The first question: when is $p_T(\boldsymbol{x}_T)$ easy to sample? According to the result $\eqref{eq:heat-sol-2}$, we know: \begin{equation}\boldsymbol{x}_T\sim p_T(\boldsymbol{x}_T) \quad\Leftrightarrow\quad \boldsymbol{x}_T = \boldsymbol{x}_0 + \sigma_T \boldsymbol{\varepsilon},\,\,\, \boldsymbol{x}_0\sim p_0(\boldsymbol{x}_0),\,\boldsymbol{\varepsilon}\sim \mathcal{N}(\boldsymbol{0},\boldsymbol{I})\end{equation} When $\sigma_T$ is large enough, the influence of $\boldsymbol{x}_0$ on $\boldsymbol{x}_T$ becomes very weak. At this point, it can be considered that: \begin{equation}\boldsymbol{x}_T\sim p_T(\boldsymbol{x}_T) \quad\Leftrightarrow\quad \boldsymbol{x}_T = \sigma_T \boldsymbol{\varepsilon},\,\,\,\boldsymbol{\varepsilon}\sim \mathcal{N}(\boldsymbol{0},\boldsymbol{I})\end{equation} This achieves the goal of making $p_T(\boldsymbol{x}_T)$ easy to sample. Therefore, the general requirement for choosing $\sigma_t$ is: a smooth monotonically increasing function satisfying $\sigma_0 = 0$ and $\sigma_T \gg 1$.

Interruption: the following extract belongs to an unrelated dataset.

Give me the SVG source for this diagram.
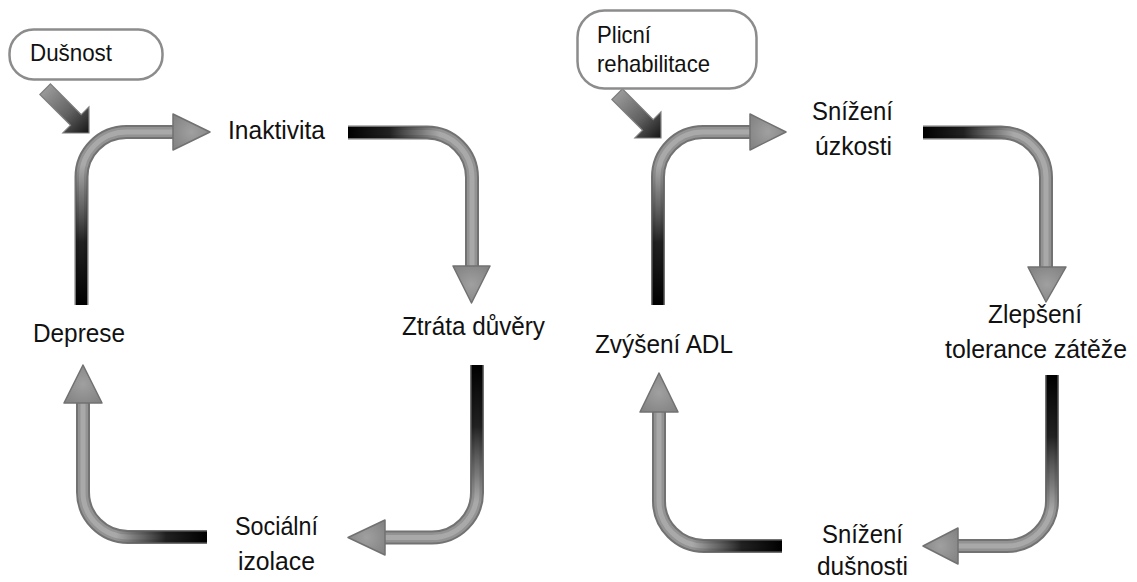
<svg xmlns="http://www.w3.org/2000/svg" xmlns:xlink="http://www.w3.org/1999/xlink" width="1137" height="582" viewBox="0 0 1137 582">
<style>
.lbl{font-family:"Liberation Sans",Arial,sans-serif;font-size:26px;fill:#111}
.blbl{font-family:"Liberation Sans",Arial,sans-serif;font-size:24px;fill:#111}
.box{fill:#fff;stroke:#8c8c8c;stroke-width:2.5}
.o{fill:none;stroke:#727272;stroke-width:14}
.i{fill:none;stroke:#939393;stroke-width:10}
.h{fill:none;stroke:#a9a9a9;stroke-width:5}
.d{fill:none;stroke-width:11}
.head{fill:url(#headG);stroke:#717171;stroke-width:1.5;stroke-linejoin:round}
.ptr{fill:url(#ptrG);stroke:#7d7d7d;stroke-width:1.2}
</style>
<defs>
<linearGradient id="darkBase">
<stop offset="0" stop-color="#000" stop-opacity="1"/>
<stop offset="0.45" stop-color="#0a0a0a" stop-opacity="0.85"/>
<stop offset="0.8" stop-color="#222" stop-opacity="0.35"/>
<stop offset="1" stop-color="#333" stop-opacity="0"/>
</linearGradient>
<linearGradient id="gA1" href="#darkBase" gradientUnits="userSpaceOnUse" x1="81.5" y1="305" x2="81.5" y2="165"/>
<linearGradient id="gA2" href="#darkBase" gradientUnits="userSpaceOnUse" x1="348" y1="132" x2="440" y2="132"/>
<linearGradient id="gA3" href="#darkBase" gradientUnits="userSpaceOnUse" x1="477" y1="365" x2="477" y2="502"/>
<linearGradient id="gA4" href="#darkBase" gradientUnits="userSpaceOnUse" x1="207" y1="537" x2="116" y2="537"/>
<linearGradient id="gB1" href="#darkBase" gradientUnits="userSpaceOnUse" x1="658" y1="305" x2="658" y2="165"/>
<linearGradient id="gB2" href="#darkBase" gradientUnits="userSpaceOnUse" x1="923" y1="132" x2="1014" y2="132"/>
<linearGradient id="gB3" href="#darkBase" gradientUnits="userSpaceOnUse" x1="1052" y1="375" x2="1052" y2="512"/>
<linearGradient id="gB4" href="#darkBase" gradientUnits="userSpaceOnUse" x1="782" y1="546" x2="692" y2="546"/>
<radialGradient id="headG" cx="0.5" cy="0.5" r="0.6">
<stop offset="0" stop-color="#a0a0a0"/>
<stop offset="1" stop-color="#848484"/>
</radialGradient>
<linearGradient id="ptrG" x1="0" y1="0" x2="1" y2="0">
<stop offset="0" stop-color="#9a9a9a"/>
<stop offset="0.55" stop-color="#606060"/>
<stop offset="1" stop-color="#151515"/>
</linearGradient>
<path id="pA1" d="M81.5,305 V177 A45,45 0 0 1 126.5,132 H174"/>
<path id="pA2" d="M348,132.5 H427 A45,45 0 0 1 472,177.5 V267"/>
<path id="pA3" d="M477,365 V492 A45,45 0 0 1 432,537.5 H384"/>
<path id="pA4" d="M207,537 H128 A45,45 0 0 1 83,492 V402"/>
<path id="pB1" d="M658,305 V177 A45,45 0 0 1 703,132 H751"/>
<path id="pB2" d="M923,132.5 H1001 A45,45 0 0 1 1046,177.5 V268"/>
<path id="pB3" d="M1052,375 V501 A45,45 0 0 1 1007,546 H957"/>
<path id="pB4" d="M782,546 H704 A45,45 0 0 1 659,501 V411"/>
</defs>
<rect width="1137" height="582" fill="#fff"/>

<g id="connectors">
<g id="arrow-deprese-inaktivita">
<use href="#pA1" class="o"/><use href="#pA1" class="i"/><use href="#pA1" class="h"/><use href="#pA1" class="d" stroke="url(#gA1)"/>
<polygon class="head" points="173,114 210,132 173,150"/>
</g>
<g id="arrow-inaktivita-ztrata">
<use href="#pA2" class="o"/><use href="#pA2" class="i"/><use href="#pA2" class="h"/><use href="#pA2" class="d" stroke="url(#gA2)"/>
<polygon class="head" points="453,266 490,266 471.5,303"/>
</g>
<g id="arrow-ztrata-socialni">
<use href="#pA3" class="o"/><use href="#pA3" class="i"/><use href="#pA3" class="h"/><use href="#pA3" class="d" stroke="url(#gA3)"/>
<polygon class="head" points="385,520 385,555 348,537.5"/>
</g>
<g id="arrow-socialni-deprese">
<use href="#pA4" class="o"/><use href="#pA4" class="i"/><use href="#pA4" class="h"/><use href="#pA4" class="d" stroke="url(#gA4)"/>
<polygon class="head" points="64,403 102,403 83,365"/>
</g>
<g id="arrow-adl-uzkost">
<use href="#pB1" class="o"/><use href="#pB1" class="i"/><use href="#pB1" class="h"/><use href="#pB1" class="d" stroke="url(#gB1)"/>
<polygon class="head" points="750,114 786,132 750,150"/>
</g>
<g id="arrow-uzkost-tolerance">
<use href="#pB2" class="o"/><use href="#pB2" class="i"/><use href="#pB2" class="h"/><use href="#pB2" class="d" stroke="url(#gB2)"/>
<polygon class="head" points="1028,267 1066,267 1046,302"/>
</g>
<g id="arrow-tolerance-dusnost">
<use href="#pB3" class="o"/><use href="#pB3" class="i"/><use href="#pB3" class="h"/><use href="#pB3" class="d" stroke="url(#gB3)"/>
<polygon class="head" points="958,528 958,564 923,546"/>
</g>
<g id="arrow-dusnost-adl">
<use href="#pB4" class="o"/><use href="#pB4" class="i"/><use href="#pB4" class="h"/><use href="#pB4" class="d" stroke="url(#gB4)"/>
<polygon class="head" points="640,412 678,412 659,373"/>
</g>
<g id="pointer-dusnost">
<polygon class="ptr" transform="translate(89,133) rotate(45)" points="-62,-7.5 -18.5,-7.5 -18.5,-18.4 0,0 -18.5,18.4 -18.5,7.5 -62,7.5"/>
</g>
<g id="pointer-rehabilitace">
<polygon class="ptr" transform="translate(661,138) rotate(45)" points="-62,-7.5 -18.5,-7.5 -18.5,-18.4 0,0 -18.5,18.4 -18.5,7.5 -62,7.5"/>
</g>
</g>

<g id="node-dusnost">
<rect class="box" x="9.5" y="29.5" width="153" height="50" rx="24"/>
<text class="blbl" x="30" y="61" textLength="82" lengthAdjust="spacingAndGlyphs">Dušnost</text>
</g>
<g id="node-inaktivita">
<text class="lbl" x="228" y="139" textLength="97" lengthAdjust="spacingAndGlyphs">Inaktivita</text>
</g>
<g id="node-ztrata">
<text class="lbl" x="402" y="335" textLength="143" lengthAdjust="spacingAndGlyphs">Ztráta důvěry</text>
</g>
<g id="node-socialni">
<text class="lbl" x="235" y="535" textLength="83" lengthAdjust="spacingAndGlyphs">Sociální</text>
<text class="lbl" x="238" y="570" textLength="77" lengthAdjust="spacingAndGlyphs">izolace</text>
</g>
<g id="node-deprese">
<text class="lbl" x="33" y="342" textLength="92" lengthAdjust="spacingAndGlyphs">Deprese</text>
</g>

<g id="node-rehabilitace">
<rect class="box" x="577.5" y="10.5" width="179" height="78" rx="27"/>
<text class="blbl" x="597" y="43" textLength="54" lengthAdjust="spacingAndGlyphs">Plicní</text>
<text class="blbl" x="597" y="72" textLength="113" lengthAdjust="spacingAndGlyphs">rehabilitace</text>
</g>
<g id="node-uzkost">
<text class="lbl" x="812" y="120" textLength="81" lengthAdjust="spacingAndGlyphs">Snížení</text>
<text class="lbl" x="815" y="155" textLength="77" lengthAdjust="spacingAndGlyphs">úzkosti</text>
</g>
<g id="node-tolerance">
<text class="lbl" x="988" y="323" textLength="94" lengthAdjust="spacingAndGlyphs">Zlepšení</text>
<text class="lbl" x="945" y="358" textLength="182" lengthAdjust="spacingAndGlyphs">tolerance zátěže</text>
</g>
<g id="node-dusnosti">
<text class="lbl" x="822" y="543" textLength="81" lengthAdjust="spacingAndGlyphs">Snížení</text>
<text class="lbl" x="817" y="575" textLength="91" lengthAdjust="spacingAndGlyphs">dušnosti</text>
</g>
<g id="node-adl">
<text class="lbl" x="595" y="353" textLength="138" lengthAdjust="spacingAndGlyphs">Zvýšení ADL</text>
</g>
</svg>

The second question is how to calculate $\nabla_{\boldsymbol{x}_t}\log p_t(\boldsymbol{x}_t)$? This is actually the same as the "Score Matching" section in "Let's Talk About Generative Diffusion Models (5): SDE in General Framework". We use a neural network $\boldsymbol{s}_{\boldsymbol{\theta}}(\boldsymbol{x}_t, t)$ to fit it, and the training objective is: \begin{equation}\mathbb{E}_{\boldsymbol{x}_0,\boldsymbol{x}_t \sim \mathcal{N}(\boldsymbol{x}_t; \boldsymbol{x}_0, \sigma_t^2 \boldsymbol{I})p_0(\boldsymbol{x}_0)}\left[\left\Vert \boldsymbol{s}_{\boldsymbol{\theta}}(\boldsymbol{x}_t, t) - \nabla_{\boldsymbol{x}_t} \log \mathcal{N}(\boldsymbol{x}_t; \boldsymbol{x}_0, \sigma_t^2 \boldsymbol{I})\right\Vert^2\right] \end{equation} This is called "conditional score matching," and we already provided its derivation in the SDE article, so it will not be repeated here.
In this article, we presented a "top-down" derivation for the ODE-style diffusion model: first starting from the ODE, we combined the Jacobian determinant to obtain a first-order approximation of the probability change, then compared it with the first-order approximation from a direct Taylor expansion to obtain the equation the ODE should satisfy, which was then transformed into diffusion and heat equations for solving. Relatively speaking, the entire process is quite direct and does not require using SDE, FP equations, and other results as a transition.